Exercise aim:
Copy out the listing that follows, exactly, without its pictures.
[start Supplied data]
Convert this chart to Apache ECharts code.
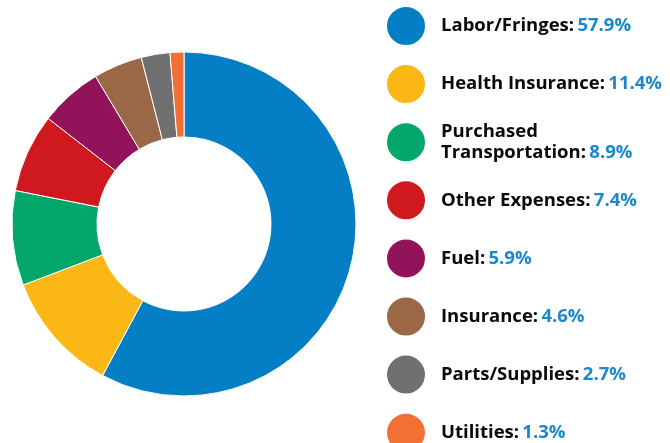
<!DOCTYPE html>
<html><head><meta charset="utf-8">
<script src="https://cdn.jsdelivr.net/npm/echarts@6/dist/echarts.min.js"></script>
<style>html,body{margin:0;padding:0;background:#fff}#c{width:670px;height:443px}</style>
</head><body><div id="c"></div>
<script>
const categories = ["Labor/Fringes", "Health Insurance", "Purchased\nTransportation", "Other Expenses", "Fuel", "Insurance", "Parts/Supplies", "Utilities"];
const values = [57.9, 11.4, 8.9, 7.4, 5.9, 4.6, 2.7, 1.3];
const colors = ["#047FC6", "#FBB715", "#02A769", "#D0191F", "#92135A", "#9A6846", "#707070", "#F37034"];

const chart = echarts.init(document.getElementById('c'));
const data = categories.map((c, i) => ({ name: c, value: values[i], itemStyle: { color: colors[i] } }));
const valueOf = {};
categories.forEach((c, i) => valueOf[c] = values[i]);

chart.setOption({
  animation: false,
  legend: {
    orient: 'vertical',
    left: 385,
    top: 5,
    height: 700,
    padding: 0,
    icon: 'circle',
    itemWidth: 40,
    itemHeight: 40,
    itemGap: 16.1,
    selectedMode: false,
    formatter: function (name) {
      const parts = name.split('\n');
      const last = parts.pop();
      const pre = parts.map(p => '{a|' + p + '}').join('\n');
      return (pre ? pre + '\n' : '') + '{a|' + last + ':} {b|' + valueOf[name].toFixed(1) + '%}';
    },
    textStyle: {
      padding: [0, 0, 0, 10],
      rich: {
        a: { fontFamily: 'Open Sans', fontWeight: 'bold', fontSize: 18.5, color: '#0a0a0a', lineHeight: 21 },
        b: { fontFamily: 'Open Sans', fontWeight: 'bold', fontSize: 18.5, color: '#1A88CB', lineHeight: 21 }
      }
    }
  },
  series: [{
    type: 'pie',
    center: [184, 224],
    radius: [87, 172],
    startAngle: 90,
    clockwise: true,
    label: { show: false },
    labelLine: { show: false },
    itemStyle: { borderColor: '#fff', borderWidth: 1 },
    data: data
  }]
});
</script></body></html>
[end Supplied data]
Problem solution:
Convert this chart to Apache ECharts code.
<!DOCTYPE html>
<html><head><meta charset="utf-8">
<script src="https://cdn.jsdelivr.net/npm/echarts@6/dist/echarts.min.js"></script>
<style>html,body{margin:0;padding:0;background:#fff}#c{width:670px;height:443px}</style>
</head><body><div id="c"></div>
<script>
const categories = ["Labor/Fringes", "Health Insurance", "Purchased\nTransportation", "Other Expenses", "Fuel", "Insurance", "Parts/Supplies", "Utilities"];
const values = [57.9, 11.4, 8.9, 7.4, 5.9, 4.6, 2.7, 1.3];
const colors = ["#047FC6", "#FBB715", "#02A769", "#D0191F", "#92135A", "#9A6846", "#707070", "#F37034"];

const chart = echarts.init(document.getElementById('c'));
const data = categories.map((c, i) => ({ name: c, value: values[i], itemStyle: { color: colors[i] } }));
const valueOf = {};
categories.forEach((c, i) => valueOf[c] = values[i]);

chart.setOption({
  animation: false,
  legend: {
    orient: 'vertical',
    left: 385,
    top: 5,
    height: 700,
    padding: 0,
    icon: 'circle',
    itemWidth: 40,
    itemHeight: 40,
    itemGap: 16.1,
    selectedMode: false,
    formatter: function (name) {
      const parts = name.split('\n');
      const last = parts.pop();
      const pre = parts.map(p => '{a|' + p + '}').join('\n');
      return (pre ? pre + '\n' : '') + '{a|' + last + ':} {b|' + valueOf[name].toFixed(1) + '%}';
    },
    textStyle: {
      padding: [0, 0, 0, 10],
      rich: {
        a: { fontFamily: 'Open Sans', fontWeight: 'bold', fontSize: 18.5, color: '#0a0a0a', lineHeight: 21 },
        b: { fontFamily: 'Open Sans', fontWeight: 'bold', fontSize: 18.5, color: '#1A88CB', lineHeight: 21 }
      }
    }
  },
  series: [{
    type: 'pie',
    center: [184, 224],
    radius: [87, 172],
    startAngle: 90,
    clockwise: true,
    label: { show: false },
    labelLine: { show: false },
    itemStyle: { borderColor: '#fff', borderWidth: 1 },
    data: data
  }]
});
</script></body></html>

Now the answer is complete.